Comments from the IMF that Spain should do more to overhaul banking reform has been enough to heighten market tension about the degree of bad real estate debts in the Spanish financial system. The IMF also commented that the banking sector is sound. However, this is unlikely to negate market jitters. S&P has reportedly estimated that a Spanish state financial rescue plan may cost EUR 35 bln; an unwelcome development given that Spain is struggling to cast aside recessionary conditions (the EU has forecast Spanish growth at -0.4% this year). In contrast to Greece, the size of the Spanish economy is sizeable (it is Germany’s 8th largest export partner) and this explains the step up in sovereign insolvency fears.
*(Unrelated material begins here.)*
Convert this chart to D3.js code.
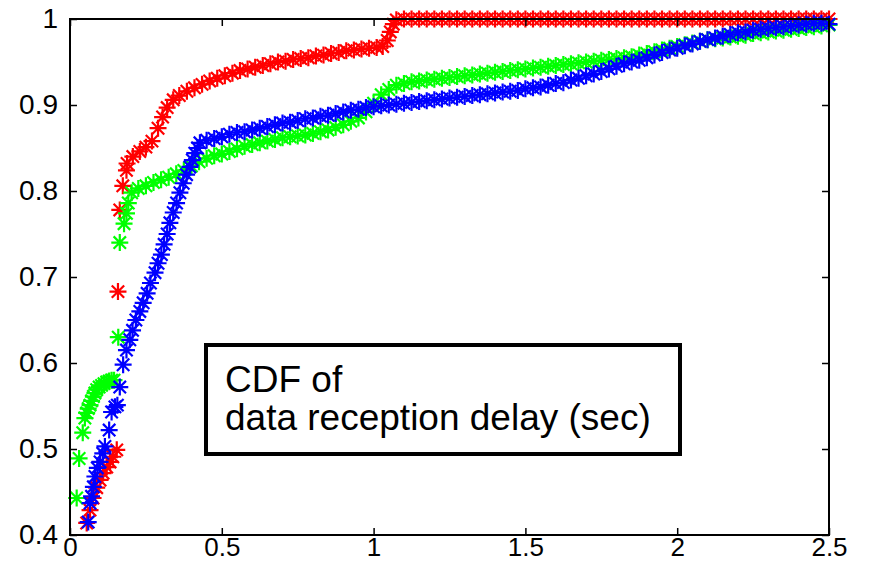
<!DOCTYPE html>
<html>
<head>
<meta charset="utf-8">
<script src="https://cdn.jsdelivr.net/npm/d3@7"></script>
<style>
body { margin: 0; background: #fff; }
text { font-family: "Liberation Sans", Arial, Helvetica, sans-serif; }
</style>
</head>
<body>
<svg width="869" height="563"></svg>
<script>
// ticks
var xTicks = [0, 0.5, 1, 1.5, 2, 2.5];
var xTickLabels = ["0", "0.5", "1", "1.5", "2", "2.5"];
var yTicks = [0.4, 0.5, 0.6, 0.7, 0.8, 0.9, 1];
var yTickLabels = ["0.4", "0.5", "0.6", "0.7", "0.8", "0.9", "1"];

var noteLines = ["CDF of", "data reception delay (sec)"];

// [delay (sec), cdf]
var redPoints = [
  [0.055,0.414],[0.066,0.429],[0.076,0.443],[0.088,0.455],[0.099,0.464],[0.109,0.472],
  [0.121,0.479],[0.132,0.485],[0.141,0.491],[0.154,0.499],
  [0.158,0.683],[0.164,0.778],[0.174,0.806],[0.186,0.824],
  [0.188,0.832],[0.207,0.840],[0.23,0.846],[0.25,0.851],[0.27,0.858],[0.29,0.873],
  [0.305,0.886],[0.32,0.897],[0.34,0.906],[0.36,0.911],[0.385,0.916],[0.41,0.920],
  [0.435,0.924],[0.46,0.928],[0.485,0.931],[0.51,0.934],[0.535,0.937],[0.56,0.940],
  [0.585,0.942],[0.61,0.944],[0.635,0.946],[0.66,0.948],[0.685,0.950],[0.71,0.951],
  [0.735,0.953],[0.76,0.954],[0.785,0.955],[0.81,0.957],[0.835,0.958],[0.86,0.960],
  [0.885,0.961],[0.91,0.963],[0.935,0.964],[0.96,0.965],[0.985,0.966],[1.01,0.967],
  [1.03,0.968],[1.045,0.975],[1.055,0.985],[1.065,0.994],[1.075,0.999],
  [1.1,1],[1.125,1],[1.15,1],[1.175,1],[1.2,1],[1.225,1],[1.25,1],[1.275,1],[1.3,1],
  [1.325,1],[1.35,1],[1.375,1],[1.4,1],[1.425,1],[1.45,1],[1.475,1],[1.5,1],[1.525,1],
  [1.55,1],[1.575,1],[1.6,1],[1.625,1],[1.65,1],[1.675,1],[1.7,1],[1.725,1],[1.75,1],
  [1.775,1],[1.8,1],[1.825,1],[1.85,1],[1.875,1],[1.9,1],[1.925,1],[1.95,1],[1.975,1],
  [2,1],[2.025,1],[2.05,1],[2.075,1],[2.1,1],[2.125,1],[2.15,1],[2.175,1],[2.2,1],
  [2.225,1],[2.25,1],[2.275,1],[2.3,1],[2.325,1],[2.35,1],[2.375,1],[2.4,1],[2.425,1],
  [2.45,1],[2.475,1],[2.5,1]
];

var greenPoints = [
  [0.022,0.443],[0.030,0.489],[0.042,0.519],[0.049,0.536],[0.055,0.542],[0.060,0.547],
  [0.066,0.551],[0.071,0.556],[0.077,0.561],[0.082,0.565],[0.088,0.569],[0.096,0.572],
  [0.104,0.574],[0.112,0.576],[0.121,0.578],[0.129,0.579],[0.137,0.580],[0.145,0.580],
  [0.159,0.630],[0.164,0.740],[0.178,0.762],[0.186,0.774],[0.192,0.786],[0.203,0.798],
  [0.225,0.803],[0.25,0.806],[0.275,0.810],[0.3,0.813],[0.325,0.816],[0.35,0.820],
  [0.375,0.824],[0.4,0.829],[0.425,0.834],[0.45,0.838],[0.475,0.841],[0.5,0.843],
  [0.525,0.846],[0.55,0.849],[0.575,0.852],[0.6,0.854],[0.625,0.856],[0.65,0.858],
  [0.675,0.860],[0.7,0.862],[0.725,0.863],[0.75,0.864],[0.775,0.865],[0.8,0.867],
  [0.825,0.869],[0.85,0.871],[0.875,0.874],[0.9,0.877],[0.925,0.881],[0.95,0.885],
  [0.975,0.892],[1,0.902],[1.025,0.912],[1.05,0.918],[1.075,0.923],[1.1,0.925],
  [1.125,0.927],[1.15,0.928],[1.175,0.929],[1.2,0.930],[1.225,0.931],[1.25,0.932],
  [1.275,0.933],[1.3,0.934],[1.325,0.935],[1.35,0.936],[1.375,0.937],[1.4,0.938],
  [1.425,0.939],[1.45,0.940],[1.475,0.941],[1.5,0.942],[1.525,0.943],[1.55,0.944],
  [1.575,0.945],[1.6,0.946],[1.625,0.947],[1.65,0.948],[1.675,0.949],[1.7,0.950],
  [1.725,0.951],[1.75,0.952],[1.775,0.953],[1.8,0.954],[1.825,0.955],[1.85,0.956],
  [1.875,0.958],[1.9,0.960],[1.925,0.962],[1.95,0.964],[1.975,0.966],[2,0.968],
  [2.025,0.970],[2.05,0.972],[2.075,0.974],[2.1,0.976],[2.125,0.977],[2.15,0.978],
  [2.175,0.979],[2.2,0.980],[2.225,0.981],[2.25,0.983],[2.275,0.984],[2.3,0.985],
  [2.325,0.986],[2.35,0.987],[2.375,0.988],[2.4,0.989],[2.425,0.990],[2.45,0.991],
  [2.475,0.992],[2.5,0.993]
];

var bluePoints = [
  [0.060,0.415],[0.066,0.437],[0.071,0.445],[0.077,0.456],[0.082,0.468],[0.090,0.478],
  [0.099,0.485],[0.108,0.495],[0.115,0.503],[0.129,0.522],[0.137,0.543],[0.148,0.549],
  [0.156,0.551],[0.164,0.572],[0.175,0.598],[0.186,0.615],[0.197,0.627],[0.206,0.638],
  [0.217,0.650],[0.230,0.660],[0.241,0.670],[0.254,0.681],[0.265,0.693],[0.280,0.705],
  [0.290,0.716],[0.301,0.726],[0.310,0.738],[0.320,0.750],[0.329,0.763],[0.340,0.775],
  [0.351,0.786],[0.362,0.798],[0.373,0.809],[0.384,0.819],[0.395,0.828],[0.403,0.836],
  [0.411,0.844],[0.420,0.850],[0.428,0.856],
  [0.45,0.859],[0.475,0.861],[0.5,0.863],[0.525,0.866],[0.55,0.868],[0.575,0.869],
  [0.6,0.871],[0.625,0.873],[0.65,0.875],[0.675,0.877],[0.7,0.879],[0.725,0.880],
  [0.75,0.882],[0.775,0.884],[0.8,0.885],[0.825,0.887],[0.85,0.888],[0.875,0.890],
  [0.9,0.892],[0.925,0.894],[0.95,0.895],[0.975,0.897],[1,0.898],[1.025,0.899],
  [1.05,0.900],[1.075,0.901],[1.1,0.902],[1.125,0.903],[1.15,0.904],[1.175,0.905],
  [1.2,0.906],[1.225,0.907],[1.25,0.908],[1.275,0.909],[1.3,0.910],[1.325,0.911],
  [1.35,0.912],[1.375,0.913],[1.4,0.914],[1.425,0.915],[1.45,0.916],[1.475,0.917],
  [1.5,0.919],[1.525,0.920],[1.55,0.921],[1.575,0.923],[1.6,0.925],[1.625,0.926],
  [1.65,0.929],[1.675,0.931],[1.7,0.934],[1.725,0.936],[1.75,0.939],[1.775,0.942],
  [1.8,0.945],[1.825,0.948],[1.85,0.950],[1.875,0.952],[1.9,0.955],[1.925,0.958],
  [1.95,0.961],[1.975,0.964],[2,0.966],[2.025,0.969],[2.05,0.971],[2.075,0.974],
  [2.1,0.976],[2.125,0.978],[2.15,0.980],[2.175,0.982],[2.2,0.984],[2.225,0.985],
  [2.25,0.987],[2.275,0.988],[2.3,0.989],[2.325,0.990],[2.35,0.991],[2.375,0.992],
  [2.4,0.993],[2.425,0.994],[2.45,0.995],[2.475,0.995],[2.5,0.994]
];

var series = [
  {name: "red", color: "#ff0000", points: redPoints},
  {name: "green", color: "#00ff00", points: greenPoints},
  {name: "blue", color: "#0000ff", points: bluePoints}
];

var margin = {top: 19, right: 40, bottom: 28, left: 70};
var width = 869 - margin.left - margin.right;
var height = 563 - margin.top - margin.bottom;

var xScale = d3.scaleLinear().domain([0, 2.5]).range([0, width]);
var yScale = d3.scaleLinear().domain([0.4, 1]).range([height, 0]);

var svg = d3.select('svg');
var g = svg.append('g')
  .attr('transform', 'translate(' + margin.left + ',' + margin.top + ')');

// asterisk marker (plus + cross)
var a = 8.5, b = 6.2;
var star = 'M' + (-a) + ',0H' + a + 'M0,' + (-a) + 'V' + a +
  'M' + (-b) + ',' + (-b) + 'L' + b + ',' + b +
  'M' + (-b) + ',' + b + 'L' + b + ',' + (-b);

series.forEach(function(s) {
  g.append('g')
    .attr('class', s.name)
    .selectAll('path')
    .data(s.points)
    .enter()
    .append('path')
    .attr('d', star)
    .attr('transform', d => 'translate(' + xScale(d[0]) + ',' + yScale(d[1]) + ')')
    .attr('stroke', s.color)
    .attr('stroke-width', 2.2)
    .attr('fill', 'none');
});

// axes, ticks pointing inward
function styleAxis(sel, showLabels, size) {
  sel.select('.domain').remove();
  sel.selectAll('line').attr('stroke', '#000').attr('stroke-width', 1.5);
  sel.selectAll('text')
    .attr('font-size', size)
    .attr('fill', '#000')
    .style('font-family', '"Liberation Sans", Arial, Helvetica, sans-serif')
    .attr('display', showLabels ? null : 'none');
}

g.append('g')
  .attr('transform', 'translate(0,' + height + ')')
  .call(d3.axisBottom(xScale).tickValues(xTicks).tickSize(-7).tickPadding(3)
    .tickFormat((d, i) => xTickLabels[i]))
  .call(s => styleAxis(s, true, 26));

g.append('g')
  .call(d3.axisTop(xScale).tickValues(xTicks).tickSize(-7).tickFormat(''))
  .call(s => styleAxis(s, false, 26));

g.append('g')
  .call(d3.axisLeft(yScale).tickValues(yTicks).tickSize(-7).tickPadding(12)
    .tickFormat((d, i) => yTickLabels[i]))
  .call(s => styleAxis(s, true, 28));

g.append('g')
  .attr('transform', 'translate(' + width + ',0)')
  .call(d3.axisRight(yScale).tickValues(yTicks).tickSize(-7).tickFormat(''))
  .call(s => styleAxis(s, false, 28));

g.append('rect')
  .attr('x', 0).attr('y', 0)
  .attr('width', width).attr('height', height)
  .attr('fill', 'none')
  .attr('stroke', '#000')
  .attr('stroke-width', 2);

// annotation box
svg.append('rect')
  .attr('x', 206).attr('y', 345)
  .attr('width', 474).attr('height', 109)
  .attr('fill', '#fff')
  .attr('stroke', '#000')
  .attr('stroke-width', 4);

svg.selectAll('.note')
  .data(noteLines)
  .enter()
  .append('text')
  .attr('class', 'note')
  .attr('x', 225)
  .attr('y', (d, i) => 392 + i * 38)
  .attr('font-size', 37)
  .attr('fill', '#000')
  .text(d => d);
</script>
</body>
</html>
Overnight US Treasury Secretary Geithner and Chinese Premier Wen Jiabao reportedly spent some time discussing the European debt crisis. That there is fear of contagion in the US can be directly linked with the fact that the US is mindful of its own fiscal short-comings. That said, the US’s status as safe haven means that its bond yields have been bid lower as a consequence of the crisis in Europe. This, and the fact that the US is likely to benefit from better growth that the Eurozone this year will buy the US some time before lack of fiscal discipline becomes a strait-jacket for the government. That said it is becoming increasing obvious to investors that the costs of the financial crisis on sovereign balances sheets have been huge and the overwhelming focus for the markets in the next year or so is how well each government can regain control of its finances. Investors will reward each market accordingly. 10 yr t-notes are yielding 3.07% this morning, 10 yr Bund yields have been pushed down to 2.57% as investors search for safe haven. Spanish, Greece, Portuguese and Irish 10 yr bond spreads vs Germany have widened again today.
The USD and the yen can be expected to remain well bid in the current nervous market environment. Cable has pushed lower again this morning, though it has stabilised in the USD1.4260 level. Sterling has fared better against the troubled EUR edging back below the 21 day sma which is suggestive of a more encouraging outlook for the pound. Q1 GDP was revised higher to +0.3% q/q, in line with expectations on the back of a 1.2% q/q surge in manufacturing. Sterling found a little support from this data. Yesterday’s commitment by the new government to make GBP 6.2 bln has also been a constructive development for the UK economy. However, with the budget deficit standing at GBP 163 bln, there is much more to be down. Today’s Queen’s speech will outline the intentions of the coalition and will likely strengthen the commitment of the government to fiscal repair. EUR/GBP 0.8400 remains key support.
Any more news on the French and Italian budgets will be of interest this afternoon. US housing data, Richmond Fed Manu index and consumer confidence data are due.